The local 9th graders were sentenced to watch Hidden Figures by their English teacher. Immigrant Dad’s running text message commentary:

Watching the movie “Hidden Figures” about Black women at NASA. About how they created the space program for us.

I stopped the movie to say that the real hidden figures were 1600 Nazi scientists, led by Werner von Braun, the SS Sturmbannführer [major] who basically did everything.

All white males.

Aryans.

In this movie, von Braun is nowhere to be seen despite scenes with Alan Shepard and NASA top brass

Can’t afford to have an SS guy in this poetic script.

Black women all coding now. And teaching white men how to do it.

This whole film was a giant waste of time.

I need to help my kid write a paper referencing this work of woke art. I am teaching them how to feed idiots what they want to hear. Useful in life.

Another friend chimed in:

The scene where Harrison smashes the Colored Ladies Room sign never happened, as in real life Katherine refused to walk the extra distance to use the colored bathroom and, in her words, “just went to the White one”

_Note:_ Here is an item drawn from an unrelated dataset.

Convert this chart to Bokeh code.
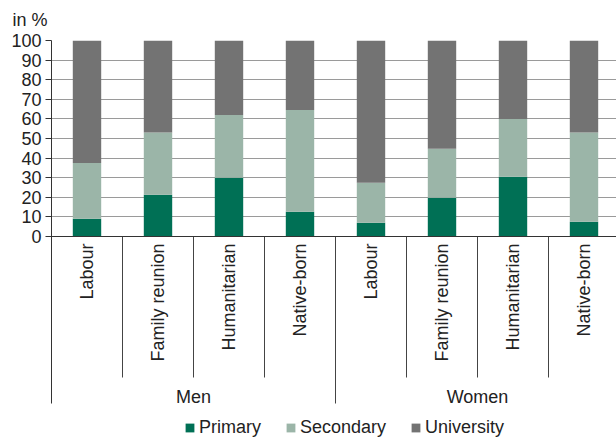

A Silicon Valley coder in the chat group:

These ladies make money in a more civilized manner: https://youtu.be/hsm4poTWjMs (featuring Joe Biden’s friend Cardi B). Those fingernails are like Chinese foot binding, they say, “I am too important to do a ghetto job like programming.” Remember that the black struggle was all about getting off the plantation; why go back to it with all the Indians and people on the autism spectrum? [black power fist emoji]

I’m not sure that the youngsters learned what the teacher was hoping they would…

They are watching and making fun of it. Especially black women programmers. In [one kid’s] view Blacks are as rare in computer science as whites in basketball.

How does Immigrant Dad’s history lesson hold up? Wikipedia:

Operation Paperclip was a secret program of the Joint Intelligence Objectives Agency (JIOA) largely carried out by special agents of Army CIC, in which more than 1,600 German scientists, engineers, and technicians, such as Wernher von Braun and his V-2 rocket team, were taken from Germany to the United States, for U.S. government employment, primarily between 1945 and 1959. Many were former members, and some were former leaders, of the Nazi Party.

Some January photos from the Kennedy Space Center. Note that programmer Margaret Hamilton is depicted larger than life size, while Werner von Braun is at 1/10th the scale. (The photo on the bottom is captioned “The Original Mercury Seven Astronauts with a USAF F-106.” Alan Shepard is among them. They are but midgets next to Margaret Hamilton.)

And this is a good time to reprise my heroic Cirrus SR20 landing on a 15,000′ runway (same trip):

Also a good time to remember our hosts down there, Al Worden, who sadly died just 6 weeks later despite seeming to be in perfect health, and Bruce Melnick, helicopter pilot-turned-astronaut.